The Elegance at Camper UK was mine, I traded it in for something smaller as I'm now on my own, it's a lovely van no problems, low mileage lots of extras.
Lindjan


----------



## cabby (May 14, 2005)

time to change your details then, as it shows you still have I.

cabby


----------



## lindjan (Mar 6, 2008)

Thank you for the prompt , all done.
Jan


----------



## Dill (Jun 3, 2010)

I too was interested in the I800 at camper UK. We was going to trade in our I821. Spoke to Dean but could not come up with a deal that suited us. 

Dill


----------



## andysaffi (Jun 14, 2014)

*Buying motorhome*

We are looking to buy our first motorhome to tour France and Spain for 6 weeks next summer we have been looking at the Hobby 750 2000

We have budget of around £19,000

Would be just for me and the wife

Can anyone recommend a van which will have pretty good mpg and reliable

Andy


----------



## TheNomad (Aug 12, 2013)

*Re: Buying motorhome*



andysaffi said:


> We are looking to buy our first motorhome to tour France and Spain for 6 weeks next summer we have been looking at the Hobby 750 2000
> 
> We have budget of around £19,000
> 
> ...


Personal suggestion: completely ignore mpg.

In the scheme of all the other costs associated with buying, owning, servicing, maintaining, running, repairing, and selling on, a motorhome, MPG really is an irrelevance in practice.

You'll only do say 5 thousand miles a year.
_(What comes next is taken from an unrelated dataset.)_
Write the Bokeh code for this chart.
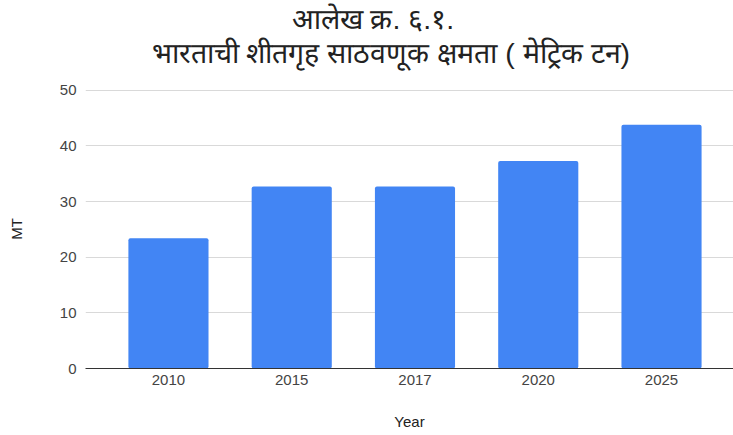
from bokeh.plotting import figure
from bokeh.models import Range1d, FixedTicker, Title, ColumnDataSource
from bokeh.embed import file_html
from bokeh.resources import INLINE

# Data
years = ["2010", "2015", "2017", "2020", "2025"]
capacity_mt = [23.4, 32.7, 32.7, 37.3, 43.8]
y_ticks = [0, 10, 20, 30, 40, 50]

title_line1 = "आलेख क्र. ६.१."
title_line2 = "भारताची शीतगृह साठवणूक क्षमता ( मेट्रिक टन)"
x_label = "Year"
y_label = "MT"

positions = list(range(len(years)))
src = ColumnDataSource(dict(x=positions, top=capacity_mt, year=years))

p = figure(width=733, height=435, output_backend="svg", toolbar_location=None,
           x_range=Range1d(-0.673, 4.584), y_range=Range1d(0, 50.15),
           min_border_left=85, min_border_right=0, min_border_top=88, min_border_bottom=67)

# title: outermost line (p.title), second line and a spacer nearest the frame
p.title = Title(text=title_line1, align="left", offset=206, standoff=0,
                text_font="Liberation Sans", text_font_size="28.5px",
                text_font_style="normal", text_color="#222222")
p.add_layout(Title(text=" ", align="left", standoff=18, text_font="Liberation Sans",
                   text_font_size="1px"), "above")
p.add_layout(Title(text=title_line2, align="left", offset=66, standoff=0,
                   text_font="Liberation Sans", text_font_size="28.5px",
                   text_font_style="normal", text_color="#222222"), "above")

p.vbar(x="x", top="top", width=0.65, source=src, color="#4285F4", line_color=None,
       border_radius=2)

p.outline_line_color = None
p.background_fill_color = "white"
p.border_fill_color = "white"

# x axis
p.xaxis.ticker = FixedTicker(ticks=positions)
p.xaxis.major_label_overrides = {i: y for i, y in zip(positions, years)}
p.xaxis.major_tick_line_color = None
p.xaxis.major_tick_out = 0
p.xaxis.major_tick_in = 0
p.xaxis.minor_tick_line_color = None
p.xaxis.axis_line_color = "#333333"
p.xaxis.axis_line_width = 1
p.xaxis.major_label_text_font = "Liberation Sans"
p.xaxis.major_label_text_font_size = "15px"
p.xaxis.major_label_text_color = "#444444"
p.xaxis.major_label_standoff = 6
p.xaxis.axis_label = x_label
p.xaxis.axis_label_text_font = "Liberation Sans"
p.xaxis.axis_label_text_font_size = "15px"
p.xaxis.axis_label_text_font_style = "normal"
p.xaxis.axis_label_text_color = "#222222"
p.xaxis.axis_label_standoff = 25
p.xgrid.grid_line_color = None

# y axis
p.yaxis.ticker = FixedTicker(ticks=y_ticks)
p.yaxis.major_tick_line_color = None
p.yaxis.major_tick_out = 0
p.yaxis.major_tick_in = 0
p.yaxis.minor_tick_line_color = None
p.yaxis.axis_line_color = None
p.yaxis.major_label_text_font = "Liberation Sans"
p.yaxis.major_label_text_font_size = "15px"
p.yaxis.major_label_text_color = "#444444"
p.yaxis.major_label_standoff = 9
p.yaxis.axis_label = y_label
p.yaxis.axis_label_text_font = "Liberation Sans"
p.yaxis.axis_label_text_font_size = "15px"
p.yaxis.axis_label_text_font_style = "normal"
p.yaxis.axis_label_text_color = "#222222"
p.yaxis.axis_label_standoff = 32
p.ygrid.ticker = FixedTicker(ticks=y_ticks)
p.ygrid.grid_line_color = "#d9d9d9"
p.ygrid.grid_line_width = 1

open("out.html", "w").write(file_html(p, INLINE))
The cost difference between (say) 25pmg and 30mpg over that distance, especially if a proportion of it is in mainland Europe where diesel is a lot cheaper, is very small.

Whatever you buy, just drive it slower. They are very big, very heavy, and massively un-aerodynamic. Speed is the BIG killer of mpg for these beasts.
Don't thrash about at 70mph getting 20pmg, slow to 55mph and get 30 mpg.

Good hunting!


----------